Like most early Boomers, I grew up in a culture that was defined by regional and ethnic dominance. Children had for generations grown up with roughly the same attitudes, the same ideas, and the same habits as their parents. They just hadn’t experienced much else.

Then came television. The first stations broadcast in the late 1930’s, and television was a huge hit at the 1939 World’s Fair in New York, but WWII had put a stop to production of TV sets. Returning GIs were ready to spend on consumer goods, and factories built for wartime electronics production were more than ready to deliver. In 1948 the first networks began broadcasting syndicated content, and in 1951 color televisions first became available. The oldest Boomers were 6 years old.

Unlike almost every other country, the United States developed television as a private enterprise. As in radio, content was paid for by commercial advertising. In fact, many of the consumer brands that made radio so successful were the first to move headlong into the new medium.

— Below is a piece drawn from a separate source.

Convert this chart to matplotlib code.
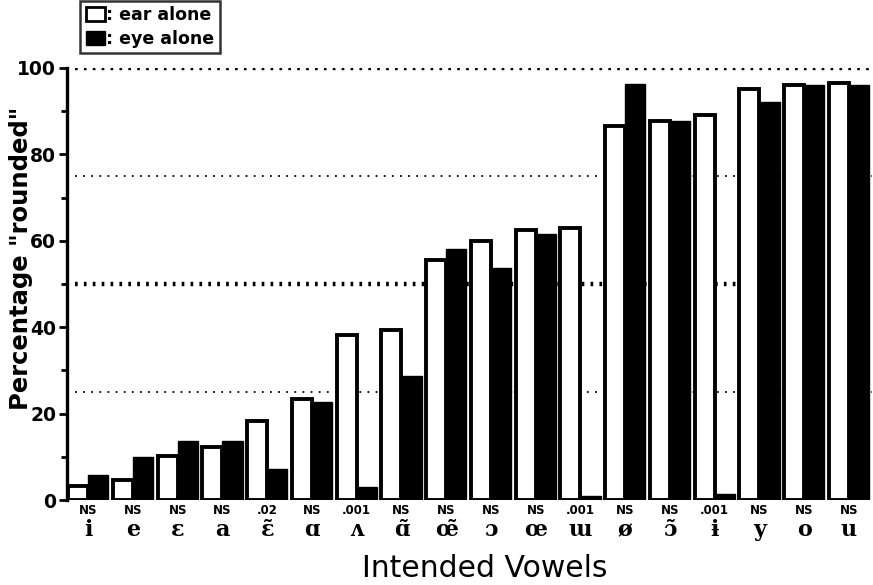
import numpy as np
import matplotlib
matplotlib.use("Agg")
import matplotlib.pyplot as plt
from matplotlib.patches import Patch

# intended vowels, in order of increasing "rounded" responses
vowels = ["i", "e", "ɛ", "a", "ɛ̃", "ɑ", "ʌ", "ɑ̃", "œ̃", "ɔ", "œ", "ɯ", "ø", "ɔ̃", "ɨ", "y", "o", "u"]
signif = ["NS", "NS", "NS", "NS", ".02", "NS", ".001", "NS", "NS", "NS", "NS", ".001", "NS", "NS", ".001", "NS", "NS", "NS"]
ear_alone = [3.3, 4.6, 10.3, 12.2, 18.3, 23.3, 38.2, 39.3, 55.5, 60.0, 62.6, 63.0, 86.5, 87.8, 89.0, 95.0, 96.0, 96.6]
eye_alone = [5.8, 10.1, 13.8, 13.6, 7.3, 22.6, 3.0, 28.7, 58.0, 53.7, 61.5, 1.0, 96.3, 87.8, 1.5, 92.0, 96.0, 96.0]

x = np.arange(len(vowels))
w = 0.45

fig = plt.figure(figsize=(8.73, 5.85), dpi=100)
ax = fig.add_axes([0.077, 0.145, 0.922, 0.739])

# reference levels behind the bars
ax.axhline(100, xmin=0.01, color="black", lw=3.2, ls=(0, (0.6, 1.4)), zorder=1)
ax.axhline(50, xmin=0.01, color="black", lw=3.2, ls=(0, (0.6, 1.4)), zorder=1)
ax.axhline(75, xmin=0.01, color="black", lw=1.3, ls=(0, (1, 3.5)), zorder=1)
ax.axhline(25, xmin=0.01, color="black", lw=1.3, ls=(0, (1, 3.5)), zorder=1)

ax.bar(x - w / 2, ear_alone, w, color="white", edgecolor="black", linewidth=2.8, zorder=2)
ax.bar(x + w / 2, eye_alone, w, color="black", edgecolor="black", linewidth=1, zorder=2)

ax.set_xlim(-0.47, 17.52)
ax.set_ylim(0, 100)

for s in ["top", "right", "bottom"]:
    ax.spines[s].set_visible(False)
ax.spines["left"].set_linewidth(2.4)
ax.set_xticks([])
ax.set_yticks([0, 20, 40, 60, 80, 100])
ax.set_yticks([10, 30, 50, 70, 90], minor=True)
ax.tick_params(axis="y", which="major", length=6, width=2, pad=2, labelsize=13.5)
ax.tick_params(axis="y", which="minor", length=4, width=2)
for t in ax.get_yticklabels():
    t.set_fontweight("bold")

trans = ax.get_xaxis_transform()
for xi, v, s in zip(x, vowels, signif):
    ax.text(xi, -0.01, s, transform=trans, ha="center", va="top",
            fontsize=8.5, fontweight="bold")
    ax.text(xi, -0.083, v, transform=trans, ha="center", va="baseline",
            fontsize=16, fontweight="bold", family="DejaVu Serif")

ax.set_ylabel('Percentage "rounded"', fontsize=17.5, fontweight="bold")
ax.yaxis.set_label_coords(-0.043, 0.56)
fig.text(0.555, 0.014, "Intended Vowels", ha="center", va="baseline", fontsize=21.5)

handles = [Patch(facecolor="white", edgecolor="black", linewidth=2),
           Patch(facecolor="black", edgecolor="black")]
leg = fig.legend(handles, [": ear alone", ": eye alone"], loc="upper left",
                 bbox_to_anchor=(0.091, 1.0), frameon=True, fancybox=False,
                 handlelength=1.1, handleheight=0.9, handletextpad=0.1,
                 borderpad=0.3, labelspacing=0.35, borderaxespad=0.05,
                 prop={"weight": "bold", "size": 12.5})
leg.get_frame().set_edgecolor("black")
leg.get_frame().set_linewidth(1.8)

fig.savefig("out.png", dpi=100)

Thus people watching television became “consumers.” The success of a show was determined by the number of products it sold. How long do you think it took for these advertisers to figure out that two out of every five people in the country could be targeted as a distinct audience? For the first time, a generation was identified as a market, and sold to by age, not by the regional or ethnic orientation of their parents.

The WWII generation had already proven their willingness to spend on their kids. Scarred by the Great Depression, they focused on working to give their kids got the things they had lacked. They started by making Benjamin Spock’s 1946 book, The Common Sense Book of Baby and Child Care a huge hit, buying 500,000 copies in its first six months.  Children’s toys, books and shows quickly became an entire segment of the marketing industry.

For the first time, children were growing up encouraged to perceive themselves as children. They weren’t little adults in training. They weren’t just future farmers, or future factory workers. They were taught by parents and advertisers to think of themselves as children first, and as the life successors of their parents second.

And, for better or worse, 78,000,000 of them were all being raised pretty much the same way, at the same time.

Commonality made the Boomers a cohesive force in the American culture and economy like no generation before them. But sometimes that commonality took on the aspects of a school of fish, where thousands of individuals all turn in the same direction at the same time. This happened again and again and, as you will see, not least in the transformation of small business in America.